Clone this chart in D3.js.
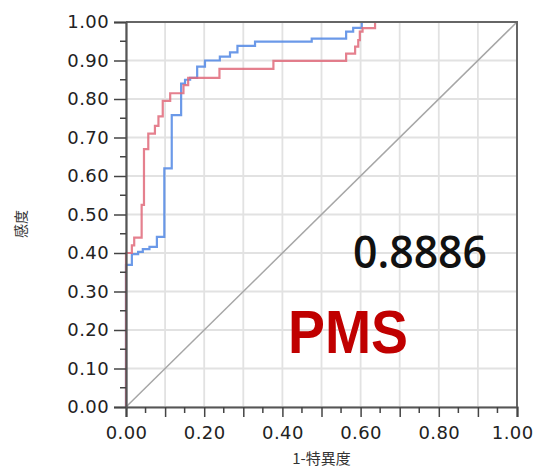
<!DOCTYPE html>
<html>
<head>
    <meta charset="utf-8">
    <script src="https://d3js.org/d3.v7.min.js"></script>
    <style>
        body { margin: 0; background: #fff; }
    </style>
</head>
<body>
    <script>
        // ROC data (step corners)
        var redFpr = [0, 0, 0.015, 0.021, 0.040, 0.046, 0.057, 0.074, 0.083, 0.094, 0.113, 0.147, 0.159, 0.239, 0.377, 0.563, 0.586, 0.594, 0.598, 0.605, 0.637, 1];
        var redTpr = [0, 0.40, 0.42, 0.44, 0.525, 0.67, 0.71, 0.73, 0.755, 0.795, 0.815, 0.836, 0.855, 0.878, 0.899, 0.918, 0.936, 0.953, 0.975, 0.984, 1, 1];
        var blueFpr = [0, 0, 0.015, 0.031, 0.043, 0.060, 0.079, 0.098, 0.117, 0.141, 0.151, 0.164, 0.182, 0.202, 0.240, 0.266, 0.285, 0.330, 0.475, 0.563, 0.581, 0.603, 1];
        var blueTpr = [0, 0.369, 0.397, 0.403, 0.41, 0.416, 0.442, 0.62, 0.758, 0.84, 0.85, 0.855, 0.884, 0.90, 0.91, 0.921, 0.938, 0.949, 0.957, 0.975, 0.985, 1, 1];
        var gridTicks = [0, 0.1, 0.2, 0.3, 0.4, 0.5, 0.6, 0.7, 0.8, 0.9, 1];
        var minorTicks = [0.05, 0.15, 0.25, 0.35, 0.45, 0.55, 0.65, 0.75, 0.85, 0.95];
        var xLabelTicks = [0, 0.2, 0.4, 0.6, 0.8, 1];
        var aucText = "0.8886";
        var markerText = "PMS";

        var w = 535, h = 468;
        var pl = 126, pr = 517, pt = 22, pb = 407;

        var svg = d3.select("body").append("svg").attr("width", w).attr("height", h);

        var x = d3.scaleLinear().domain([0, 1]).range([pl, pr]);
        var y = d3.scaleLinear().domain([0, 1]).range([pb, pt]);

        // grid
        var grid = svg.append("g");
        grid.selectAll(".gx").data(gridTicks).enter().append("line")
            .attr("x1", d => x(d)).attr("x2", d => x(d))
            .attr("y1", pt).attr("y2", pb)
            .attr("stroke", "#e2e2e2").attr("stroke-width", 1.8);
        grid.selectAll(".gy").data(gridTicks).enter().append("line")
            .attr("x1", pl).attr("x2", pr)
            .attr("y1", d => y(d)).attr("y2", d => y(d))
            .attr("stroke", "#e2e2e2").attr("stroke-width", 1.8);

        // diagonal reference
        svg.append("line")
            .attr("x1", x(0)).attr("y1", y(0)).attr("x2", x(1)).attr("y2", y(1))
            .attr("stroke", "#a6a6a6").attr("stroke-width", 1.5);

        // text annotations
        svg.append("text")
            .attr("x", 353).attr("y", 268)
            .attr("textLength", 134).attr("lengthAdjust", "spacingAndGlyphs")
            .attr("font-family", "'Open Sans', sans-serif").attr("font-size", 45)
            .attr("font-weight", 600)
            .attr("fill", "#111")
            .text(aucText);
        svg.append("text")
            .attr("x", 288).attr("y", 353)
            .attr("textLength", 120).attr("lengthAdjust", "spacingAndGlyphs")
            .attr("font-family", "'Liberation Sans', Arial, sans-serif").attr("font-weight", "bold").attr("font-size", 62)
            .attr("fill", "#c00000")
            .text(markerText);

        // curves
        var line = d3.line().curve(d3.curveStepAfter).x(d => x(d[0])).y(d => y(d[1]));
        svg.append("path")
            .datum(d3.zip(blueFpr, blueTpr))
            .attr("d", line)
            .attr("fill", "none").attr("stroke", "#5b8ee6").attr("stroke-width", 2.2).attr("opacity", 0.9);
        svg.append("path")
            .datum(d3.zip(redFpr, redTpr))
            .attr("d", line)
            .attr("fill", "none").attr("stroke", "#e06a7a").attr("stroke-width", 2.2).attr("opacity", 0.85);

        // frame (top, right)
        svg.append("path")
            .attr("d", "M" + pl + "," + pt + "H" + pr + "V" + pb)
            .attr("fill", "none").attr("stroke", "#666").attr("stroke-width", 2);

        // axes
        var xAxis = svg.append("g").attr("transform", "translate(0," + pb + ")")
            .call(d3.axisBottom(x).tickValues(gridTicks).tickSize(10).tickFormat(d => xLabelTicks.indexOf(d) >= 0 ? d3.format(".2f")(d) : ""));
        xAxis.append("g").selectAll("line").data(minorTicks).enter().append("line")
            .attr("x1", d => x(d)).attr("x2", d => x(d)).attr("y1", 0).attr("y2", 6)
            .attr("stroke", "#444").attr("stroke-width", 1.5);

        var yAxis = svg.append("g").attr("transform", "translate(" + pl + ",0)")
            .call(d3.axisLeft(y).tickValues(gridTicks).tickSize(12).tickFormat(d3.format(".2f")));
        yAxis.append("g").selectAll("line").data(minorTicks).enter().append("line")
            .attr("x1", 0).attr("x2", -6).attr("y1", d => y(d)).attr("y2", d => y(d))
            .attr("stroke", "#444").attr("stroke-width", 1.5);

        [xAxis, yAxis].forEach(function (g) {
            g.select(".domain").attr("stroke", "#555").attr("stroke-width", 2.2);
            g.selectAll(".tick line").attr("stroke", "#444").attr("stroke-width", 1.5);
            g.selectAll(".tick text")
                .attr("font-family", "'DejaVu Sans', sans-serif").attr("font-size", 18)
                .attr("letter-spacing", 0.4).attr("fill", "#222");
        });
        xAxis.selectAll(".tick text").attr("y", 19).attr("dy", "0.71em");
        // keep the last label inside the window, as in the original
        xAxis.selectAll(".tick text").filter(d => d === 1).attr("text-anchor", "end").attr("x", 16);
        yAxis.selectAll(".tick text").attr("x", -17);

        // axis titles
        svg.append("text")
            .attr("x", x(0.5)).attr("y", 464)
            .attr("text-anchor", "middle")
            .attr("font-family", "'Noto Sans CJK JP', sans-serif").attr("font-size", 15)
            .attr("fill", "#333")
            .text("1-特異度");
        svg.append("text")
            .attr("transform", "translate(26," + 224 + ") rotate(-90)")
            .attr("text-anchor", "middle")
            .attr("font-family", "'Noto Sans CJK JP', sans-serif").attr("font-size", 14)
            .attr("fill", "#333")
            .text("感度");
    </script>
</body>
</html>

####

TASK BRIEF:
Reproduce the data above word for word from its first line through the line that holds "var y = d3.scaleLinear().domain([0, 1]).range([pb, pt]);", both ends included; skip pictures.

EXPECTED OUTPUT:
Clone this chart in D3.js.
<!DOCTYPE html>
<html>
<head>
    <meta charset="utf-8">
    <script src="https://d3js.org/d3.v7.min.js"></script>
    <style>
        body { margin: 0; background: #fff; }
    </style>
</head>
<body>
    <script>
        // ROC data (step corners)
        var redFpr = [0, 0, 0.015, 0.021, 0.040, 0.046, 0.057, 0.074, 0.083, 0.094, 0.113, 0.147, 0.159, 0.239, 0.377, 0.563, 0.586, 0.594, 0.598, 0.605, 0.637, 1];
        var redTpr = [0, 0.40, 0.42, 0.44, 0.525, 0.67, 0.71, 0.73, 0.755, 0.795, 0.815, 0.836, 0.855, 0.878, 0.899, 0.918, 0.936, 0.953, 0.975, 0.984, 1, 1];
        var blueFpr = [0, 0, 0.015, 0.031, 0.043, 0.060, 0.079, 0.098, 0.117, 0.141, 0.151, 0.164, 0.182, 0.202, 0.240, 0.266, 0.285, 0.330, 0.475, 0.563, 0.581, 0.603, 1];
        var blueTpr = [0, 0.369, 0.397, 0.403, 0.41, 0.416, 0.442, 0.62, 0.758, 0.84, 0.85, 0.855, 0.884, 0.90, 0.91, 0.921, 0.938, 0.949, 0.957, 0.975, 0.985, 1, 1];
        var gridTicks = [0, 0.1, 0.2, 0.3, 0.4, 0.5, 0.6, 0.7, 0.8, 0.9, 1];
        var minorTicks = [0.05, 0.15, 0.25, 0.35, 0.45, 0.55, 0.65, 0.75, 0.85, 0.95];
        var xLabelTicks = [0, 0.2, 0.4, 0.6, 0.8, 1];
        var aucText = "0.8886";
        var markerText = "PMS";

        var w = 535, h = 468;
        var pl = 126, pr = 517, pt = 22, pb = 407;

        var svg = d3.select("body").append("svg").attr("width", w).attr("height", h);

        var x = d3.scaleLinear().domain([0, 1]).range([pl, pr]);
        var y = d3.scaleLinear().domain([0, 1]).range([pb, pt]);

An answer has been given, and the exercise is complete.